Previous research has suggested that cohabitation results in shorter relationships than marriage within a short time frame. In this study, Light, who worked with Yoshiaki Omori from Yokohama National University in Japan, broadened the relationships' time frames and found that cohabitation contributes more to long-term relationships than previously believed. They used data on 2,761 women who were born between 1960 and 1964. The participants were a part of the 1979 National Longitudinal Survey of Youth, which interviewed them every one or two years from 1979 to 2008.
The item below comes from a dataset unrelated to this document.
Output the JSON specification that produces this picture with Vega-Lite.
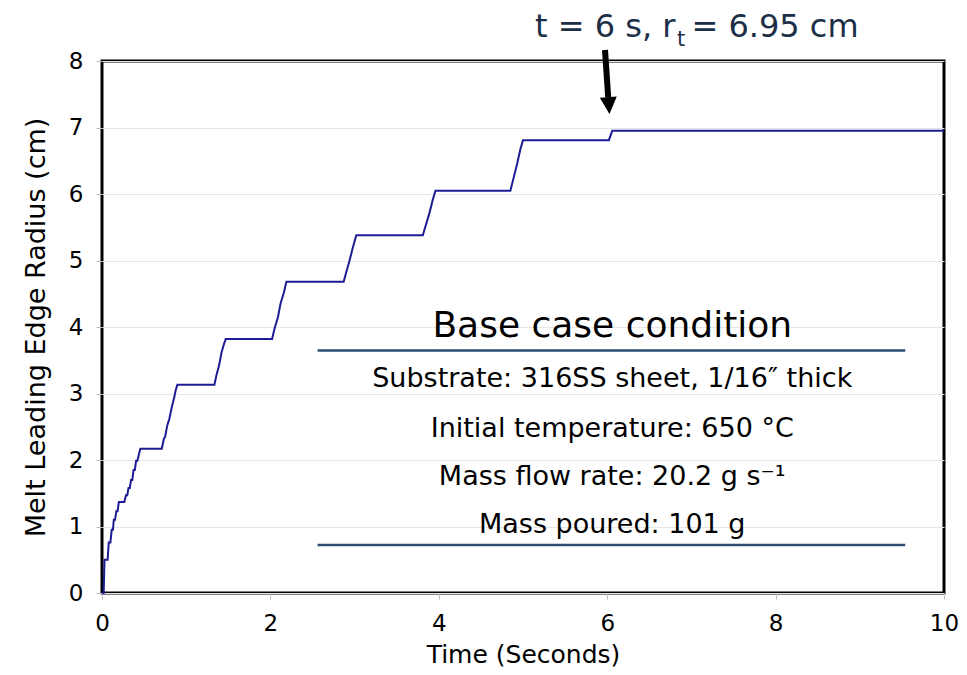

The researchers reported that for an 18-year-old woman who has never married or cohabited with a partner, her likelihood of getting married to a husband lasting 12 years before the age of 22 is 16 percent. When the researchers added the factor of cohabitation, they found that the woman's chances of marriage or cohabitation lasting more than 12 years jumped to 22 percent. The researchers concluded that even if the young woman is not married, by having previous cohabitation experience, she increased her chances of having a long-term relationship.

"As women get older, they are even more likely than younger people to live together before they get married," Light said. "The same is true for those who are entering second unions. Enough of these cohabiting unions do last that they end up making a huge contribution to the total number of lasting long-term relationships."

Light added, "We are just looking at the contribution cohabiting makes toward the overall number of long-term relationships. These results can't be used to predict whether any individual couple would be better off cohabiting or marrying."

The study was published in journal, Population Research and Policy Review.